The least correlated with any variable is the number of thinking tokens. While there is a measurable and statistically significant correlation with input tokens, it is still only r=0.57 (n=1.4M), meaning thinking costs can be only very loosely estimated on corpus size alone. Intuitively, this makes complete sense, since thinking is only loosely impacted by input size: the far more important factor is the complexity of the task and input material. An hours-long broadcast that follows a simplistic linear structure and covers a single clear story likely requires far less reasoning by the model to cluster it than a 45-minute broadcast packing 15 complex interrelated stories that are interconnected and woven into various metastories.

What does thinking look like in practice at these scales? Let's ask Gemini Cloud Assist to write us an SQL query giving us a histogram of the distribution of thinking tokens across the entire 1.4 million broadcast analysis. The barchart below plots thinking token size on the X axis and the number of broadcasts that consumed that many thinking tokens on the Y axis, ordered by thinking size along the X axis. We can instantly observe an interesting dual-peak structure in which most broadcasts consume at least 1500-2000 thinking tokens for our cataloging task, peaking at around 5000 tokens and a second peak at around 11K tokens, then a long tail up to Gemini 2.5's maximum 65K combined output+thinking token limit.

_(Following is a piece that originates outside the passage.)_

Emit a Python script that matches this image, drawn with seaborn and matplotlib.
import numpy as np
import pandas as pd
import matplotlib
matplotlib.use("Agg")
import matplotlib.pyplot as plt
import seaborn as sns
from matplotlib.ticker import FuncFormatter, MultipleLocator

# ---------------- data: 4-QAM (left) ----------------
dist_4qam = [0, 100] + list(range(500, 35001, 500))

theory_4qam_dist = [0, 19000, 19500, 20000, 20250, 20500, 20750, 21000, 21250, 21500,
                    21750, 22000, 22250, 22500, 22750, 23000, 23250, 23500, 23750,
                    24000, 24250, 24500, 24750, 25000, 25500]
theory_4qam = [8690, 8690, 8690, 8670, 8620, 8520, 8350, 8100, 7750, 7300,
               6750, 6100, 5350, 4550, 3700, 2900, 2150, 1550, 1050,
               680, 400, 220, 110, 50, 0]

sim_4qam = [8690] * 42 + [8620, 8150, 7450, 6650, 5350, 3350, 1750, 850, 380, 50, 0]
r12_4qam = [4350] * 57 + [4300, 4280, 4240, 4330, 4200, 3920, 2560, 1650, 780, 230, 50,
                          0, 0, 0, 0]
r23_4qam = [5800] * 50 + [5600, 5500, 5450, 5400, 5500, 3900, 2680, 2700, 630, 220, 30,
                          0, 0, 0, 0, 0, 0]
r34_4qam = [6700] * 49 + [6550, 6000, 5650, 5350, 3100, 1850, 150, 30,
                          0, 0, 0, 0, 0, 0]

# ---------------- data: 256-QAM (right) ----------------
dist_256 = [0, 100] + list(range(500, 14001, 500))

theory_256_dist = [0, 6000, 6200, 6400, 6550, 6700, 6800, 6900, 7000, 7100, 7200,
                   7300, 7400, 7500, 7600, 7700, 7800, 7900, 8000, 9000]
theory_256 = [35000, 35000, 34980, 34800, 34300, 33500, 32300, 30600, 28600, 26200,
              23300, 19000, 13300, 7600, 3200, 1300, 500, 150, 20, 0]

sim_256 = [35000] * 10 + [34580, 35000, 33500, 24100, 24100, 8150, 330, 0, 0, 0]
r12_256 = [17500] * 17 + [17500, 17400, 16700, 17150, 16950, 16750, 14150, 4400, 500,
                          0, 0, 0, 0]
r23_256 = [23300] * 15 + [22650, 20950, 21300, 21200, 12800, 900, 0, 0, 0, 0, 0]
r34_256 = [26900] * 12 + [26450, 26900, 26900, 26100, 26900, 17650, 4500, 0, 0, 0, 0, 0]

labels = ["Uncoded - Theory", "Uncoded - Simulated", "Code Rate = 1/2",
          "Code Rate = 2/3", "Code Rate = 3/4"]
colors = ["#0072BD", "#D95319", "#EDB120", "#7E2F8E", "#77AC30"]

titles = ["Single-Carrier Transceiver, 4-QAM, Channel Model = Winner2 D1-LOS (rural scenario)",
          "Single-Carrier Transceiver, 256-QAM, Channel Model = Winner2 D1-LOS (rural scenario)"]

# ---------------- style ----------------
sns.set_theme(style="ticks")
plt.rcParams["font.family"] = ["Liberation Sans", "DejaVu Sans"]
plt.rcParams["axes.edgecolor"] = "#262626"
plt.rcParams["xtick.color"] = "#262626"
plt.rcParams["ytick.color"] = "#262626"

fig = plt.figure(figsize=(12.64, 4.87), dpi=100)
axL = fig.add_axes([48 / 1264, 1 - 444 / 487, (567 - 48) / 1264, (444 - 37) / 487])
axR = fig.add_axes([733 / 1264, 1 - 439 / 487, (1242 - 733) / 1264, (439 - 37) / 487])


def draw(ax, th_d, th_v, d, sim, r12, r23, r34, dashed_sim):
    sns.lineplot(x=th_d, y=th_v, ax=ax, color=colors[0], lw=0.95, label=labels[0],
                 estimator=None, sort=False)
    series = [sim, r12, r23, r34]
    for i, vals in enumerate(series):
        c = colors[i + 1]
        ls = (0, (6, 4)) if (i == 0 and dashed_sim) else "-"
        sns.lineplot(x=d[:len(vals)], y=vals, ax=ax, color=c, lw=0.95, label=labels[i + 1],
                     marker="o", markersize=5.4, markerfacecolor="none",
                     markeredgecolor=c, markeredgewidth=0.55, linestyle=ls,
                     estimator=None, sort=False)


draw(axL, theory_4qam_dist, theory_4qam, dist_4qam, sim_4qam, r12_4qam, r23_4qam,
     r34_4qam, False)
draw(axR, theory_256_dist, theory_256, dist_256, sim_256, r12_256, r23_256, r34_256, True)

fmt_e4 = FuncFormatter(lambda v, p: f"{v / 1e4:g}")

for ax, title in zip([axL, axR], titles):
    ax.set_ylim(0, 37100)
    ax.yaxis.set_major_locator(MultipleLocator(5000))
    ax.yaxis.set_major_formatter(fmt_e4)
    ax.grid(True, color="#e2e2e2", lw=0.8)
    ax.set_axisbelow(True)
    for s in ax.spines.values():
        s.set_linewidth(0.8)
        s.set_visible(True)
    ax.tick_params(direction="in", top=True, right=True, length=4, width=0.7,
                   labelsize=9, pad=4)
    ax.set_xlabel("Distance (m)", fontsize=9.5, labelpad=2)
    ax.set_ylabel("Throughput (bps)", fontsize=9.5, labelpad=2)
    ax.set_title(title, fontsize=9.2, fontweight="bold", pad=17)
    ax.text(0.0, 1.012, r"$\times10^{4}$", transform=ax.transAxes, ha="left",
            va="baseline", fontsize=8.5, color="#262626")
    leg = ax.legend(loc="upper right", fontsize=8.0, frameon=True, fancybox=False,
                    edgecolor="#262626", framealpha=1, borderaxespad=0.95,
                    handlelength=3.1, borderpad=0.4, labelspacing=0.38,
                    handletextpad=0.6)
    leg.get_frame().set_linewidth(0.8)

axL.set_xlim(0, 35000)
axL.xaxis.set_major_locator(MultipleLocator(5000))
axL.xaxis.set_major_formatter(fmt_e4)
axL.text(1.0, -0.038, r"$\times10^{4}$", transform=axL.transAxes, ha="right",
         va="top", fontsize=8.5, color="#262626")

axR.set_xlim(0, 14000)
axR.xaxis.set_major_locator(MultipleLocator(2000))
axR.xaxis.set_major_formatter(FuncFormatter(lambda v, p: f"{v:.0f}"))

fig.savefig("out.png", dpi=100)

That dual-peak structure is fascinating and raises a fascinating question of why we see two such strongly defined peaks. Let's add input tokens and output (candidate) tokens to this same graph and expand out to 100K tokens (input tokens can be up to 1M, but the majority of the trends here are seen in the first 100K tokens). We also round the number of broadcasts with each token length to the nearest ten along the Y axis to make it easier to align the three token counts.

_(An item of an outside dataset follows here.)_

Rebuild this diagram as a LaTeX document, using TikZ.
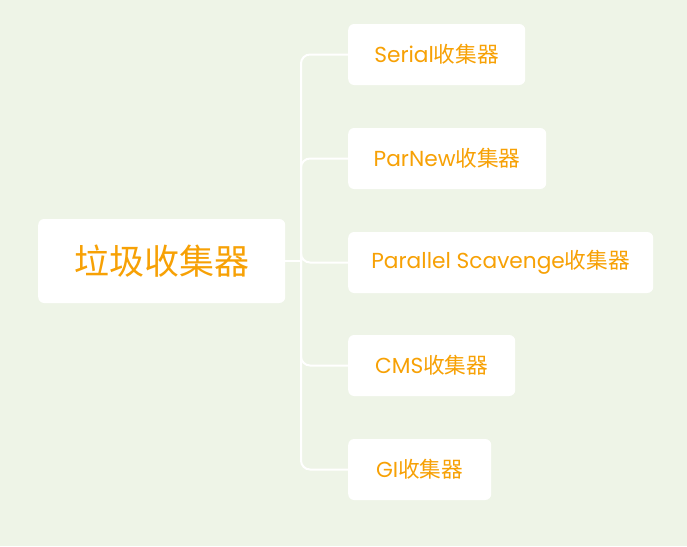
\documentclass[tikz,border=0pt]{standalone}
\usepackage{fontspec}
\setmainfont{Poppins}
\newfontfamily\cjk{Noto Sans CJK SC}
\newfontfamily\lat{Poppins}
\definecolor{bgc}{HTML}{EEF4E7}
\definecolor{txc}{HTML}{F7A105}
\begin{document}
\begin{tikzpicture}[x=1pt,y=-1pt,
  box/.style={fill=white,rounded corners=6pt,inner sep=0pt,minimum height=61pt,text=txc,anchor=west},
  leaf/.style={box,font=\fontsize{21.7}{26}\selectfont},
  conn/.style={draw=white,line width=2pt,rounded corners=9pt}]
\fill[bgc] (0,0) rectangle (687,546);
\useasboundingbox (0,0) rectangle (687,546);
\node[box,minimum width=247pt,minimum height=84pt,font=\fontsize{35}{40}\selectfont] (main) at (38,261) {\cjk 垃圾收集器};
\node[leaf,minimum width=177pt] (s) at (348,54.5) {\lat Serial\cjk 收集器};
\node[leaf,minimum width=198pt] (p) at (348,158.5) {\lat ParNew\cjk 收集器};
\node[leaf,minimum width=305pt] (ps) at (348,262.5) {\lat Parallel Scavenge\cjk 收集器};
\node[leaf,minimum width=167pt] (c) at (348,365.5) {\lat CMS\cjk 收集器};
\node[leaf,minimum width=143pt] (g) at (348,469.5) {\lat GI\cjk 收集器};
\coordinate (j) at (301,261);
\draw[conn] (main.east) -- (j);
\foreach \n in {s,p,ps,c,g}{\draw[conn] (j) |- (\n.west);}
\end{tikzpicture}
\end{document}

Here we immediately see the dual-peak structure occurs in all three token types and is most obvious in input tokens (blue). In fact, input tokens show two nearly identical peaks, at around 14K and 28K tokens. This reflects that the majority of television news broadcasts tend to be either 30 minutes or one hour, with a long tail of other durations. We see two peaks in the candidate/output token (orange) series: one small at around 3500 tokens and the primary peak at around 8K tokens. This reflects that the majority of broadcasts typically yield a similar number of stories (9.2 stories per broadcast on average across all 1.4M broadcasts), regardless of duration. This reflects that a 30 minute broadcast often covers a similar number of stories as a longer broadcast, just in a more condensed format.

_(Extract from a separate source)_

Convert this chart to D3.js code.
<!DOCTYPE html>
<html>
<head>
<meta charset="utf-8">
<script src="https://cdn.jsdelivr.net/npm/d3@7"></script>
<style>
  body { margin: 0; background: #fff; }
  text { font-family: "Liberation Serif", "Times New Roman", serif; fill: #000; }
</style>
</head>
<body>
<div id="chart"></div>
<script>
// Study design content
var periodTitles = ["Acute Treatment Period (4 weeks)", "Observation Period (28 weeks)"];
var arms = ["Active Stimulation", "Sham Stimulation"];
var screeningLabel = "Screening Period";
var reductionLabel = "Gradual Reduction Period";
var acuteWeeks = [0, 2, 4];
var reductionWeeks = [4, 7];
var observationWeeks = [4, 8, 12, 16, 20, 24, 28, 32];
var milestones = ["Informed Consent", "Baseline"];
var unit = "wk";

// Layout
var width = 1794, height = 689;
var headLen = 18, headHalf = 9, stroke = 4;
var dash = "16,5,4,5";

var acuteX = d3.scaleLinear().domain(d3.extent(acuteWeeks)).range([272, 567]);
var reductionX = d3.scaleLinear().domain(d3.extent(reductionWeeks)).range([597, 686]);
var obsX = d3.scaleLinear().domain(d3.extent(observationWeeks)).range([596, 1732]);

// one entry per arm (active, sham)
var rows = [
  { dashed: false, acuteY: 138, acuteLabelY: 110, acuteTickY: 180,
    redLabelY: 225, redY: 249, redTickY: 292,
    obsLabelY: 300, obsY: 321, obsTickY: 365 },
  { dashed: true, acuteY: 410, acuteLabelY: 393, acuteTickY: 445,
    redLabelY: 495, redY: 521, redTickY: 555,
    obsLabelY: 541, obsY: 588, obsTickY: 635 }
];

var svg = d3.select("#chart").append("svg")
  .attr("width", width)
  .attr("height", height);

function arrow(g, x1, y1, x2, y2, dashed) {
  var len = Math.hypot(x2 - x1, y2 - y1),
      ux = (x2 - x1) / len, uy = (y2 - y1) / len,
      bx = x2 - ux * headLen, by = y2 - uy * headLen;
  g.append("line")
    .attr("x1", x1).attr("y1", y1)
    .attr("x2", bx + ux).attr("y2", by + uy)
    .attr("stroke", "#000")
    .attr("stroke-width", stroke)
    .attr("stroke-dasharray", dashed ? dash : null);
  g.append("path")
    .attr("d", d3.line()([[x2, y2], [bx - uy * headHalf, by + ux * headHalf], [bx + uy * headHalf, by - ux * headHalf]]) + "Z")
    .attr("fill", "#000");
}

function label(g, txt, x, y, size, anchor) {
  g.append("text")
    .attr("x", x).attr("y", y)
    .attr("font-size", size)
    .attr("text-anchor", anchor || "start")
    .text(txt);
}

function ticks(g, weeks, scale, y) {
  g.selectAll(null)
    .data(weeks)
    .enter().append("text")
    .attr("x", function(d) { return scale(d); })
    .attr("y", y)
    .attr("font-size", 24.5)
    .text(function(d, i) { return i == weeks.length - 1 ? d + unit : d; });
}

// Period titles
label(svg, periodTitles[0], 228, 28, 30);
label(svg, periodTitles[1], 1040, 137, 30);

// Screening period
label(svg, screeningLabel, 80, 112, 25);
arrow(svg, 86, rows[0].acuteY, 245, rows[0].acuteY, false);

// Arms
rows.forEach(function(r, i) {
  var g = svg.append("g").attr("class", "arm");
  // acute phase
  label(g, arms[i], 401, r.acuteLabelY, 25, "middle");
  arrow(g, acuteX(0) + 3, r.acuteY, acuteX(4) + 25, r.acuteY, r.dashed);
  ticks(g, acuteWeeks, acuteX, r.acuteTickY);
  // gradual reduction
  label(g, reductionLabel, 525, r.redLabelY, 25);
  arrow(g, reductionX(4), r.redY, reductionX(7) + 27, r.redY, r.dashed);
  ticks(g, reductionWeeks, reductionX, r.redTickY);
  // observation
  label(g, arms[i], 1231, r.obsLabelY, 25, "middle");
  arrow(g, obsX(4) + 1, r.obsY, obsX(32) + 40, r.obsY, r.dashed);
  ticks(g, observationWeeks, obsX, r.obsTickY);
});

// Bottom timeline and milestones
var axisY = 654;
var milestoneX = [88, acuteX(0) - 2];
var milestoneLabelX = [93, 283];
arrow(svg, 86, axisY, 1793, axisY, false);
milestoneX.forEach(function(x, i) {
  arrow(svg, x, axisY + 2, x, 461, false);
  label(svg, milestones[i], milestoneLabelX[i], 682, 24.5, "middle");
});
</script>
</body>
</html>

Thinking tokens present a similar pattern to output tokens, though with a less pronounced second peak. We can see that it does not significantly match the input or output token graphs, reflecting the difficulty in estimating thinking costs precisely. Given that thinking tokens come out of the combined output+thinking budget that maxes at 65,000 tokens, we can always estimate an upper bound worst case on thinking costs, but estimating with more precision is difficult. In practice, as the graphs above demonstrate, we typically find that thinking token consumption is typically less than 25% higher than output token consumption for our specific cataloging task and it is likely that carefully constructed representational random sampling at the onset of a large-scale project can help estimate both output and thinking token costs within reasonable boundaries.

At the end of the day, enabling thinking in Gemini 2.5 Flash has effectively eliminated hallucination in our specific cataloging task, making it absolutely essential, even as estimating its token consumption in any given project can be difficult, though the graphs above offer insights into how to estimate the likely rough bounds of this consumption for a given project.